Even more so with the tax cut, the Trump tax plan going into law, also we have had Angela Merkel in the EU say post-Brexit we need to get all our ducks in a row and have a synchronised corporate tax structure that's not prohibitive for attracting business.

KELLY O'DWYER:

Absolutely, we're in a global environment now where we compete for funds and we compete for investment. And while Australia has had a record breaking 26 years of uninterrupted economic growth, it's something that we cannot take for granted so we have to put in place the right financial framework to ensure that can continue to be delivered, that that growth continues to be delivered. One way we can do that is by making sure that we've got the right corporate tax rate because if we do that, we will encourage investment. Where we encourage investment, we make sure we can bring in new jobs and expand job opportunities in Australia.
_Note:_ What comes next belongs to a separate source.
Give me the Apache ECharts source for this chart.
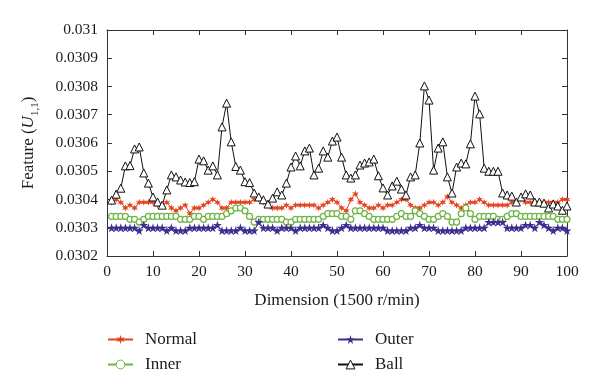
<!DOCTYPE html>
<html>
<head>
<meta charset="utf-8">
<script src="https://cdn.jsdelivr.net/npm/echarts@6/dist/echarts.min.js"></script>
<style>html,body{margin:0;padding:0;background:#fff}#c{width:600px;height:388px}</style>
</head>
<body>
<div id="c"></div>
<script>
const dims = [1,2,3,4,5,6,7,8,9,10,11,12,13,14,15,16,17,18,19,20,21,22,23,24,25,26,27,28,29,30,31,32,33,34,35,36,37,38,39,40,41,42,43,44,45,46,47,48,49,50,51,52,53,54,55,56,57,58,59,60,61,62,63,64,65,66,67,68,69,70,71,72,73,74,75,76,77,78,79,80,81,82,83,84,85,86,87,88,89,90,91,92,93,94,95,96,97,98,99,100];
const xTicks = [0,10,20,30,40,50,60,70,80,90,100];
const yTicks = [0.0302,0.0303,0.0304,0.0305,0.0306,0.0307,0.0308,0.0309,0.031];

const normal = [
0.03039,0.03040,0.03039,0.03037,0.03038,0.03037,0.03039,0.03039,0.03039,0.03039,
0.03038,0.03038,0.03039,0.03037,0.03036,0.03037,0.03038,0.03035,0.03037,0.03037,
0.03038,0.03039,0.03040,0.03039,0.03037,0.03037,0.03039,0.03039,0.03039,0.03039,
0.03039,0.03040,0.03040,0.03039,0.03038,0.03037,0.03037,0.03037,0.03038,0.03037,
0.03038,0.03038,0.03038,0.03038,0.03038,0.03037,0.03038,0.03039,0.03040,0.03039,
0.03037,0.03036,0.03040,0.03042,0.03039,0.03038,0.03037,0.03037,0.03038,0.03037,
0.03038,0.03038,0.03039,0.03040,0.03040,0.03038,0.03037,0.03037,0.03038,0.03039,
0.03039,0.03038,0.03039,0.03041,0.03039,0.03038,0.03037,0.03038,0.03039,0.03039,
0.03040,0.03039,0.03038,0.03038,0.03038,0.03038,0.03038,0.03039,0.03039,0.03040,
0.03039,0.03039,0.03039,0.03039,0.03039,0.03039,0.03039,0.03039,0.03040,0.03040];

const inner = [
0.03034,0.03034,0.03034,0.03034,0.03033,0.03033,0.03032,0.03033,0.03034,0.03034,
0.03034,0.03034,0.03034,0.03034,0.03034,0.03033,0.03033,0.03033,0.03034,0.03034,
0.03033,0.03034,0.03034,0.03034,0.03034,0.03035,0.03036,0.03037,0.03037,0.03036,
0.03034,0.03032,0.03033,0.03033,0.03033,0.03033,0.03033,0.03033,0.03032,0.03032,
0.03033,0.03033,0.03033,0.03033,0.03033,0.03033,0.03034,0.03035,0.03035,0.03035,
0.03034,0.03034,0.03033,0.03036,0.03036,0.03035,0.03034,0.03033,0.03033,0.03033,
0.03033,0.03033,0.03034,0.03035,0.03034,0.03034,0.03036,0.03035,0.03034,0.03033,
0.03033,0.03034,0.03035,0.03034,0.03032,0.03032,0.03035,0.03037,0.03035,0.03033,
0.03034,0.03034,0.03034,0.03034,0.03033,0.03033,0.03034,0.03035,0.03035,0.03034,
0.03034,0.03034,0.03034,0.03034,0.03034,0.03034,0.03034,0.03033,0.03033,0.03033];

const outer = [
0.03030,0.03030,0.03030,0.03030,0.03030,0.03030,0.03029,0.03031,0.03030,0.03030,
0.03030,0.03030,0.03029,0.03030,0.03029,0.03029,0.03029,0.03030,0.03030,0.03030,
0.03030,0.03030,0.03030,0.03031,0.03029,0.03029,0.03029,0.03029,0.03030,0.03029,
0.03029,0.03029,0.03032,0.03030,0.03030,0.03030,0.03029,0.03030,0.03030,0.03030,
0.03029,0.03030,0.03030,0.03030,0.03030,0.03030,0.03031,0.03030,0.03029,0.03029,
0.03030,0.03031,0.03030,0.03030,0.03030,0.03030,0.03030,0.03030,0.03030,0.03030,
0.03029,0.03029,0.03029,0.03029,0.03029,0.03030,0.03030,0.03031,0.03030,0.03030,
0.03030,0.03029,0.03029,0.03029,0.03029,0.03029,0.03029,0.03030,0.03030,0.03030,
0.03030,0.03030,0.03032,0.03032,0.03032,0.03032,0.03030,0.03030,0.03030,0.03030,
0.03031,0.03031,0.03030,0.03032,0.03031,0.03030,0.03029,0.03030,0.03030,0.03029];

const ball = [
0.030398,0.030419,0.030440,0.030519,0.030520,0.030579,0.030586,0.030494,0.030458,0.030409,
0.030391,0.030380,0.030434,0.030487,0.030480,0.030469,0.030462,0.030460,0.030463,0.030543,
0.030537,0.030504,0.030519,0.030487,0.030657,0.030741,0.030604,0.030517,0.030504,0.030463,
0.030460,0.030423,0.030409,0.030399,0.030384,0.030405,0.030427,0.030416,0.030458,0.030515,
0.030554,0.030519,0.030572,0.030582,0.030487,0.030511,0.030572,0.030550,0.030607,0.030621,
0.030550,0.030487,0.030476,0.030487,0.030522,0.030529,0.030533,0.030543,0.030484,0.030441,
0.030416,0.030448,0.030465,0.030437,0.030416,0.030480,0.030487,0.030600,0.030802,0.030752,
0.030504,0.030582,0.030604,0.030480,0.030423,0.030515,0.030529,0.030526,0.030597,0.030766,
0.030703,0.030511,0.030500,0.030500,0.030500,0.030423,0.030416,0.030412,0.030391,0.030409,
0.030420,0.030416,0.030391,0.030391,0.030387,0.030370,0.030384,0.030377,0.030362,0.030377];

const FONT = '"Liberation Serif", "DejaVu Serif", serif';
const AX = '#333';
const TXT = '#1a1a1a';
const starPath = 'path://M50,0 L61,35 L98,35 L68,57 L79,91 L50,70 L21,91 L32,57 L2,35 L39,35 Z';
const astPath = 'path://M50,0 L60,33 L93,25 L70,50 L93,75 L60,67 L50,100 L40,67 L7,75 L30,50 L7,25 L40,33 Z';

function pairs(vals){ return dims.map((d,k)=>[d, vals[k]]); }

const chart = echarts.init(document.getElementById('c'), null, {renderer:'canvas'});

const baseX = {type:'value', min:xTicks[0], max:xTicks[xTicks.length-1], interval:10,
  axisLine:{show:true, onZero:false, lineStyle:{color:AX, width:1}},
  axisTick:{show:true, inside:true, length:5, lineStyle:{color:AX}},
  splitLine:{show:false}};
const baseY = {type:'value', min:yTicks[0], max:yTicks[yTicks.length-1], interval:0.0001,
  axisLine:{show:true, onZero:false, lineStyle:{color:AX, width:1}},
  axisTick:{show:true, inside:true, length:5, lineStyle:{color:AX}},
  splitLine:{show:false}};

function legendAt(name, left, top){
  return {data:[name], left:left, top:top, padding:0, itemWidth:25, itemHeight:11, itemGap:0,
    itemStyle:{borderWidth:1},
    textStyle:{fontFamily:FONT, fontSize:17, color:TXT, padding:[0,0,0,7]}};
}

chart.setOption({
  animation:false,
  backgroundColor:'#fff',
  grid:{left:107, right:33, top:30, bottom:132},
  legend:[legendAt('Normal',107,331), legendAt('Outer',337,331), legendAt('Inner',107,356), legendAt('Ball',337,356)],
  xAxis:[
    Object.assign({}, baseX, {position:'bottom',
      name:'Dimension (1500 r/min)', nameLocation:'middle', nameGap:36,
      nameTextStyle:{fontFamily:FONT, fontSize:17, color:TXT},
      axisLabel:{fontFamily:FONT, fontSize:15.5, color:TXT, margin:8}}),
    Object.assign({}, baseX, {position:'top', axisLabel:{show:false}})
  ],
  yAxis:[
    Object.assign({}, baseY, {position:'left',
      name:'{a|Feature (}{i|U}{s|1,1}{a|)}', nameLocation:'middle', nameGap:66, nameRotate:90,
      nameTextStyle:{fontFamily:FONT, fontSize:17, color:TXT,
        rich:{a:{fontFamily:FONT, fontSize:17, color:TXT, lineHeight:24},
              i:{fontFamily:FONT, fontSize:17, color:TXT, fontStyle:'italic', lineHeight:24},
              s:{fontFamily:FONT, fontSize:11, color:TXT, verticalAlign:'bottom', lineHeight:24}}},
      axisLabel:{fontFamily:FONT, fontSize:15.5, color:TXT, margin:9,
        formatter:function(v){ return String(parseFloat(v.toFixed(4))); }}}),
    Object.assign({}, baseY, {position:'right', axisLabel:{show:false}})
  ],
  series:[
    {name:'Normal', type:'line', data:pairs(normal), color:'#e2431e',
      lineStyle:{width:1, color:'#e2431e'}, symbol:astPath, symbolSize:7,
      itemStyle:{color:'#e2431e'}},
    {name:'Inner', type:'line', data:pairs(inner), color:'#6cb33f',
      lineStyle:{width:1, color:'#6cb33f'}, symbol:'circle', symbolSize:6,
      itemStyle:{color:'#fff', borderColor:'#6cb33f', borderWidth:1.2}},
    {name:'Outer', type:'line', data:pairs(outer), color:'#3b2e8f',
      lineStyle:{width:1, color:'#3b2e8f'}, symbol:starPath, symbolSize:9,
      itemStyle:{color:'#3b2e8f'}},
    {name:'Ball', type:'line', data:pairs(ball), color:'#111',
      lineStyle:{width:1, color:'#111'}, symbol:'triangle', symbolSize:8,
      itemStyle:{color:'#fff', borderColor:'#111', borderWidth:1}}
  ]
});
</script>
</body>
</html>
Now under our Government, we've been able to increase jobs – on our watch, to the tune of more than 371,000 in the last 12 months alone and more than 300,000 of those have been full time jobs.

STEPHEN ENGLE:

There are some concerns that 2018 might not be as [inaudible] year for jobs.

KELLY O'DWYER:

Well we are fully focused on getting the policies in place to be able to deliver that economic growth and there's no one silver bullet on it as you know. You've got to actually combine all of those elements in order to actually deliver that drive and that focus.

STEPHEN ENGLE:

How do you think Chinese Australia business relations right now? There has been some tensions led by some comments by your Prime Minister. Do you think that's weighing things down or is it different?

KELLY O'DWYER:

Well I don't accept that there have been negative comments made by the Prime Minister. I mean the Prime Minister and the foreign minister and the Government recognises that China is a critically important trade partner and investor in Australia and it is obviously important to our trade there as well. We look to deepen and encourage, strengthen those relationships. We welcome investment. China, of course, has been a very significant investor. Here in Hong Kong there has been, over the last little period where the data is known, $100 billion worth of stock of investment in Australia and, of course, Australia has likewise invested in Hong Kong to the tune of around about $50 billion as well. So there's real mutuality benefits in this sort of investment and in deepening those ties.

STEPHEN ENGLE:

What's your general feel as far as protectionism in Asia Pacific? We were talking to the CEO of Lloyds who was this morning saying definitely one year into the Trump administration, the overall tone is more protectionist. Are you still hopeful that free trade can win out over protectionism, or?

KELLY O'DWYER:

Well we've always advocated strongly for open trade. We're negotiating, as you know, a free trade agreement here in Hong Kong and obviously being very much a services based industry, we think there are huge benefits two-ways for that agreement. Australia has been developed through these open trade agreements, whether it's bilateral agreements or a multilateral agreements. And obviously the Australian Government will always make decisions that are in Australia's national interest and it's most certainly in our national interest to have those open trade relationships right across the globe.

STEPHEN ENGLE:

Minister O'Dwyer, thanks so much for your time.